Lines of data
######

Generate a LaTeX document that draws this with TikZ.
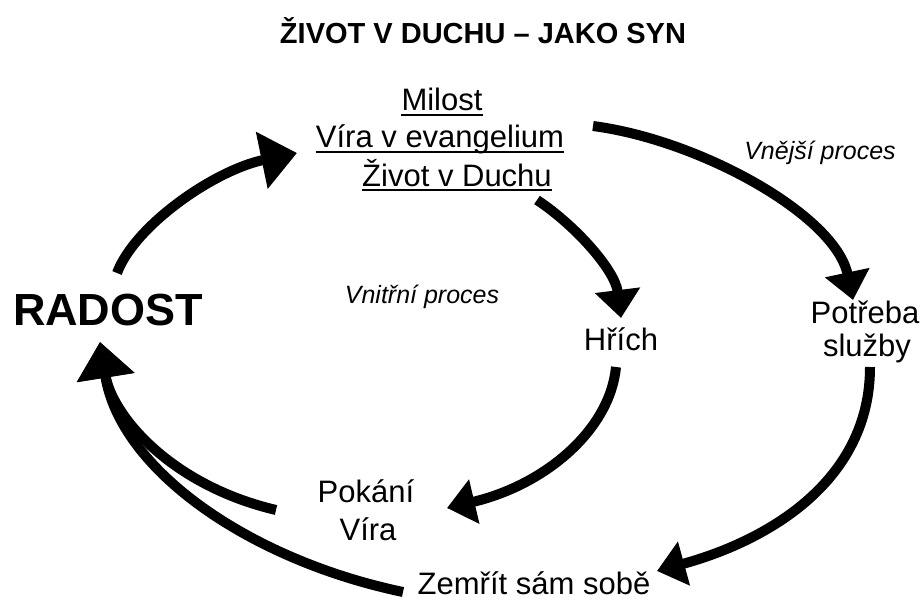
\documentclass[tikz,border=0pt]{standalone}
\usepackage{fontspec}
\setmainfont{Liberation Sans}
\usetikzlibrary{arrows.meta}
\begin{document}
\begin{tikzpicture}[x=1pt,y=-1pt,
  txt/.style={inner sep=0pt,anchor=base,font=\fontsize{31}{37}\selectfont},
  lbl/.style={inner sep=0pt,anchor=base,font=\fontsize{25}{30}\selectfont\itshape},
  ul/.style={line width=2pt},
  bigarr/.style={line width=10pt,-{Triangle[length=36pt,width=56pt]}},
  smallarr/.style={line width=10pt,-{Triangle[length=28pt,width=44pt]}}]
\useasboundingbox (0,0) rectangle (923,604);
% texts
\node[inner sep=0pt,anchor=base,font=\fontsize{29}{35}\selectfont\bfseries] (title) at (483,44) {ŽIVOT V DUCHU – JAKO SYN};
\node[inner sep=0pt,anchor=base,font=\fontsize{45}{54}\selectfont\bfseries] (radost) at (108,325) {RADOST};
\node[txt] (m1) at (442,111) {Milost};
\node[txt] (m2) at (440,148) {Víra v evangelium};
\node[txt] (m3) at (457,186) {Život v Duchu};
\draw[ul] ([yshift=-4pt]m1.base west) -- ([yshift=-4pt]m1.base east);
\draw[ul] ([yshift=-4pt]m2.base west) -- ([yshift=-4pt]m2.base east);
\draw[ul] ([yshift=-4pt]m3.base west) -- ([yshift=-4pt]m3.base east);
\node[lbl] (vnejsi) at (820,160) {Vnější proces};
\node[lbl] (vnitrni) at (422,303) {Vnitřní proces};
\node[txt] (hrich) at (621,350) {Hřích};
\node[txt] (potreba) at (865,323) {Potřeba};
\node[txt] (sluzby) at (867,356) {služby};
\node[txt] (pokani) at (366,502) {Pokání};
\node[txt] (vira) at (368,540) {Víra};
\node[txt] (zemrit) at (534,594) {Zemřít sám sobě};
% connector end points
\coordinate (aS) at (117,273);
\coordinate (aT) at (297,153);
\coordinate (bS) at (537,200);
\coordinate (bT) at (621,318);
\coordinate (cS) at (593,126);
\coordinate (cT) at (853,300);
\coordinate (dS) at (616,367);
\coordinate (dT) at (447,508);
\coordinate (eS) at (870,367);
\coordinate (eT) at (657,571);
\coordinate (fS) at (276,510);
\coordinate (fT) at (100,342);
\coordinate (gS) at (403,592);
% connectors
\draw[bigarr] (aS) .. controls (135,225) and (215,170) .. (aT);
\draw[smallarr] (bS) .. controls (575,225) and (615,270) .. (bT);
\draw[smallarr] (cS) .. controls (700,140) and (835,215) .. (cT);
\draw[smallarr] (dS) .. controls (610,430) and (545,485) .. (dT);
\draw[smallarr] (eS) .. controls (870,480) and (770,540) .. (eT);
\draw[bigarr] (fS) .. controls (170,485) and (112,415) .. (fT);
\draw[bigarr] (gS) .. controls (250,560) and (120,470) .. (fT);
\end{tikzpicture}
\end{document}
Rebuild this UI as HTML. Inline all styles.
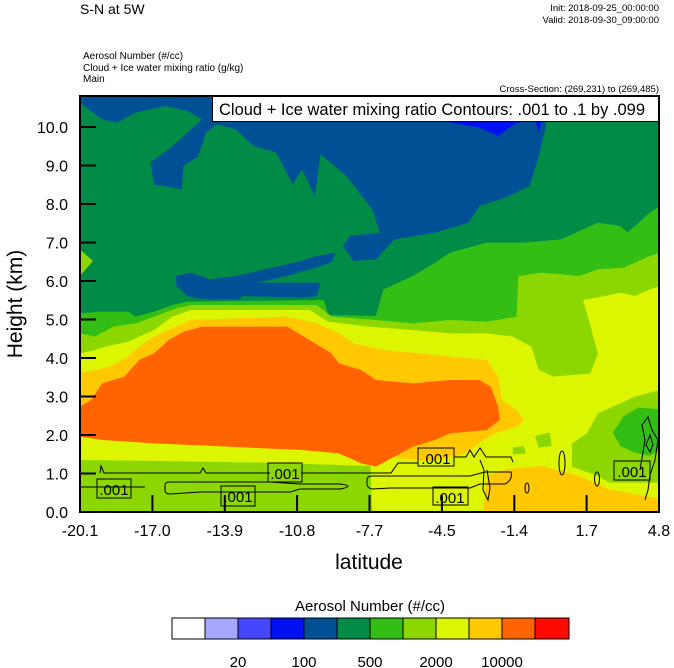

######

#### WORK TO BE COMPLETED:
Copy all lines above containing the string "this".

#### TASK RESPONSE:
Generate a LaTeX document that draws this with TikZ.
Rebuild this UI as HTML. Inline all styles.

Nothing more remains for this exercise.